## Records supplied
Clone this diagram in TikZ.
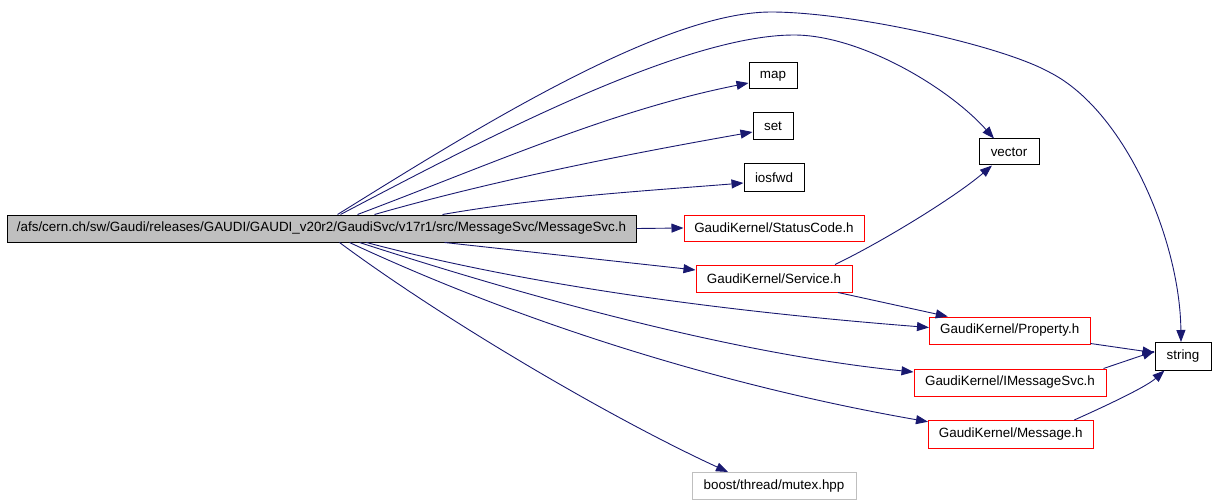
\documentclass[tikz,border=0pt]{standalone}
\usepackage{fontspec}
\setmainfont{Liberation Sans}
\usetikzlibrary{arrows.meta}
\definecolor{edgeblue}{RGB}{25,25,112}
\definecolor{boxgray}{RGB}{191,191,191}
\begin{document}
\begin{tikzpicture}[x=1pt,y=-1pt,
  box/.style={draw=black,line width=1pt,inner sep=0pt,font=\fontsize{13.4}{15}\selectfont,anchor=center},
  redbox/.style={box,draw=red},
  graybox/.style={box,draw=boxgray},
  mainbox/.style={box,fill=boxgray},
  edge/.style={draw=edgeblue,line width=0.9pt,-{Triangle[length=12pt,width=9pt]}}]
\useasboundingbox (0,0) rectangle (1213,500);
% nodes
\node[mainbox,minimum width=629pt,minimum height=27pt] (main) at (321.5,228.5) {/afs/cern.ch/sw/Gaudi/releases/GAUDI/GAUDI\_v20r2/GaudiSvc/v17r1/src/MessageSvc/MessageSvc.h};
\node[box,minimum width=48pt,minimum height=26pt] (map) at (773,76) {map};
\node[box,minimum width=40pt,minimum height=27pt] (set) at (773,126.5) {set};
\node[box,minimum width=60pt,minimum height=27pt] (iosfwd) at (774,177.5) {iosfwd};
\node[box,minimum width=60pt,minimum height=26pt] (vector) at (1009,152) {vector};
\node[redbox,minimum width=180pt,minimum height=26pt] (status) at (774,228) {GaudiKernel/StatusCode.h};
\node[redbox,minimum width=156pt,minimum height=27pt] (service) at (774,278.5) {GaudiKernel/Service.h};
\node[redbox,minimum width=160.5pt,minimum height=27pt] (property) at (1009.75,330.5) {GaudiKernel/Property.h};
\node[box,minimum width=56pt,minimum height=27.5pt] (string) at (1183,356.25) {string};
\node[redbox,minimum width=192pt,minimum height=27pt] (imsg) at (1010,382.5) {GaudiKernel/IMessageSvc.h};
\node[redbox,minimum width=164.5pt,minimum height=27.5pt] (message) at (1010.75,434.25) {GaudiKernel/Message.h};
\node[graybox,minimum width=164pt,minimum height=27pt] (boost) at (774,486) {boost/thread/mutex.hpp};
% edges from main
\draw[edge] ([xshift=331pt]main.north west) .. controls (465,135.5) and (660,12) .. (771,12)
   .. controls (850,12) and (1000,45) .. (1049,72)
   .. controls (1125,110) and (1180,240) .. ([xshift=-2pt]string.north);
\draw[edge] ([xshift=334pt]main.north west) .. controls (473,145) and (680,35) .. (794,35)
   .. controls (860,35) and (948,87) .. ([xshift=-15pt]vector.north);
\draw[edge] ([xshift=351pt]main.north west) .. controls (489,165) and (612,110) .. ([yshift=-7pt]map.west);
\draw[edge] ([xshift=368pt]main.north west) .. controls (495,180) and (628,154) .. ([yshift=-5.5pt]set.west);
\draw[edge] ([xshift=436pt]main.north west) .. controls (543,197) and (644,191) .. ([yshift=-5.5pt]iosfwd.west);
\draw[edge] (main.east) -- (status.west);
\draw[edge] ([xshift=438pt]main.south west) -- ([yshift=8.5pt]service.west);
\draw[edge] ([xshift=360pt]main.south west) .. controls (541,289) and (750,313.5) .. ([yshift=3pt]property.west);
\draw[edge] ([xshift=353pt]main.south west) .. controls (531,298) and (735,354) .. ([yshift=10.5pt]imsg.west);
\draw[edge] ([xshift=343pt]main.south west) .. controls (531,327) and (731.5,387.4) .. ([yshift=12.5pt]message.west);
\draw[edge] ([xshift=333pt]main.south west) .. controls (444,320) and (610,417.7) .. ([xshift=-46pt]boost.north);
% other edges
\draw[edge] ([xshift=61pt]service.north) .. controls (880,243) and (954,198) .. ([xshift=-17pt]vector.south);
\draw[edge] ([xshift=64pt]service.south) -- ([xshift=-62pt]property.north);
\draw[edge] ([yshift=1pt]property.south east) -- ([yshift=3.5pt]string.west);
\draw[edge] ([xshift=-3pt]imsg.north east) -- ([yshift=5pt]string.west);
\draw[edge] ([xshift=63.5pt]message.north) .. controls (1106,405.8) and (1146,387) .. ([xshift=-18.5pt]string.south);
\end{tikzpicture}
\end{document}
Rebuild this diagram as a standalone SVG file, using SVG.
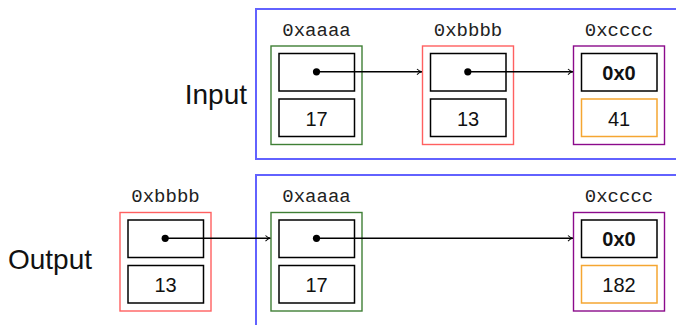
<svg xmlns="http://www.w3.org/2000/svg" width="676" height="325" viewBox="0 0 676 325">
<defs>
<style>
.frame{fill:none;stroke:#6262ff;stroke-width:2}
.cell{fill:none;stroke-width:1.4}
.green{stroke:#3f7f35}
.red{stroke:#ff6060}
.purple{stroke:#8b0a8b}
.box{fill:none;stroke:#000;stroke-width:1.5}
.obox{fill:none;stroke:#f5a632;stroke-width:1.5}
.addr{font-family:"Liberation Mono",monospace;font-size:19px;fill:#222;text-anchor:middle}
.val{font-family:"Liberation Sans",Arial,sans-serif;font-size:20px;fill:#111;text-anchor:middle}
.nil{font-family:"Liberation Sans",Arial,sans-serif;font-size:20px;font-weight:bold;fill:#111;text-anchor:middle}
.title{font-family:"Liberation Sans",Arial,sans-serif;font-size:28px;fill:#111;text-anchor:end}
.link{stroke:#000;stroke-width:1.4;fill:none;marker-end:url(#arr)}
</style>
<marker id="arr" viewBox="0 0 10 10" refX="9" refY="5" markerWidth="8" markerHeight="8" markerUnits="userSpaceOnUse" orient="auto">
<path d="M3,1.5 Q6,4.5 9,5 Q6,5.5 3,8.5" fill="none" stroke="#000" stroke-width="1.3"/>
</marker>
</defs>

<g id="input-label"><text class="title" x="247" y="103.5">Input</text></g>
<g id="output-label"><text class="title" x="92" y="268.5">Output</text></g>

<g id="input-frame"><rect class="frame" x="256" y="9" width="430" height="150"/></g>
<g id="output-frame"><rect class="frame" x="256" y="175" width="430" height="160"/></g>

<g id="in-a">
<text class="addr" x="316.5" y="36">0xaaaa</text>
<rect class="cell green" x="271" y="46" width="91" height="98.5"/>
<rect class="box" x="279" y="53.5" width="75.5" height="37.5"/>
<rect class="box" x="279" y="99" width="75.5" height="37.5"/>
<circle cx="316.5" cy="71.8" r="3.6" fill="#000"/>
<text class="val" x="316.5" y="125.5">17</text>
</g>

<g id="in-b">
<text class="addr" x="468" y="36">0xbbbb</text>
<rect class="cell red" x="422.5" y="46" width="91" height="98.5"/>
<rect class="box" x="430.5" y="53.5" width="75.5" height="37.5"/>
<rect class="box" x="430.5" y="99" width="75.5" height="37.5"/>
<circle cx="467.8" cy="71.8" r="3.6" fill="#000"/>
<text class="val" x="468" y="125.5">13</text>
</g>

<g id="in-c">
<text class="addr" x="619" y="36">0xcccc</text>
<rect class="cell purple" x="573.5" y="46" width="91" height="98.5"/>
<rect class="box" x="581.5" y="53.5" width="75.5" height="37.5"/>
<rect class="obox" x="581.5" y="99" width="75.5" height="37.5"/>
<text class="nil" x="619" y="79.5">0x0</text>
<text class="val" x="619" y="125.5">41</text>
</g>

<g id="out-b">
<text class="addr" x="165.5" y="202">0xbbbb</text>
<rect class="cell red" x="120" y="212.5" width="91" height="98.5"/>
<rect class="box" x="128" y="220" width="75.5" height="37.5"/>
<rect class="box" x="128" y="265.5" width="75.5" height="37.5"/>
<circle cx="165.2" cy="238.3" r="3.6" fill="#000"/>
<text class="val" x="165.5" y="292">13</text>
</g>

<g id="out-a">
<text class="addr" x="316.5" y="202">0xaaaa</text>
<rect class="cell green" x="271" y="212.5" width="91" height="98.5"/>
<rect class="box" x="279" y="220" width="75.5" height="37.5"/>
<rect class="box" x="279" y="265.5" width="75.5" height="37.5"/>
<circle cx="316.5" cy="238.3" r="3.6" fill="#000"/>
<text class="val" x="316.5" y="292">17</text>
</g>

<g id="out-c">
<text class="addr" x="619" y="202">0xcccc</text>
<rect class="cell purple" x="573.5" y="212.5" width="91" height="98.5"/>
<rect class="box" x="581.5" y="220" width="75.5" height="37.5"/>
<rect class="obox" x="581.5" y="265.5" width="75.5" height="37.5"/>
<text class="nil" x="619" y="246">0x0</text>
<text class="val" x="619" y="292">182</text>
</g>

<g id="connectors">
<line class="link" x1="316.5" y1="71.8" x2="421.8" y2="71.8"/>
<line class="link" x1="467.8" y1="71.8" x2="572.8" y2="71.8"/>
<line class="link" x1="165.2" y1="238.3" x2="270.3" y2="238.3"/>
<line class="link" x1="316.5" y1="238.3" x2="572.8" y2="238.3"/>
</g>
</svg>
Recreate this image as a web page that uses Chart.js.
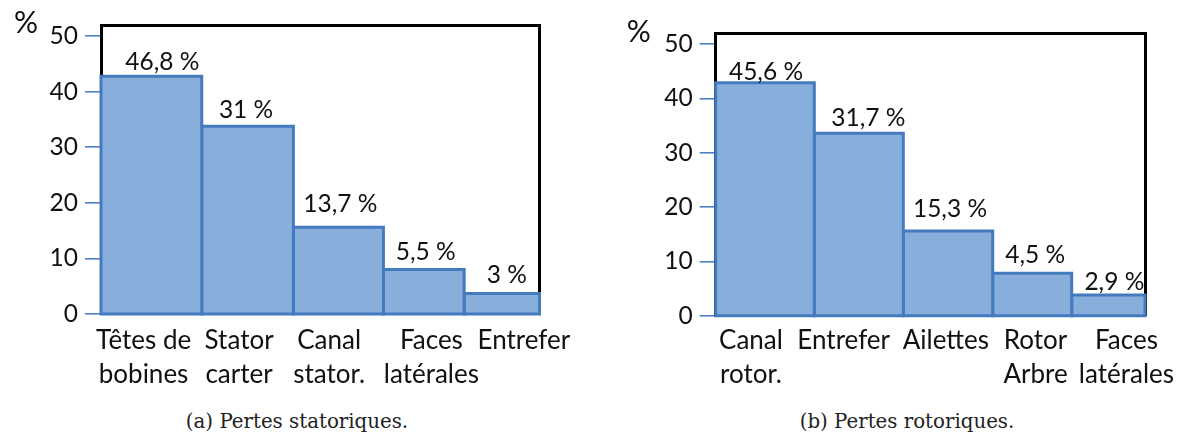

## Requirement
Take every line above carrying "diagram" and return it.

## Expected answer
Clone this diagram in TikZ.
Rebuild this diagram as a standalone SVG file, using SVG.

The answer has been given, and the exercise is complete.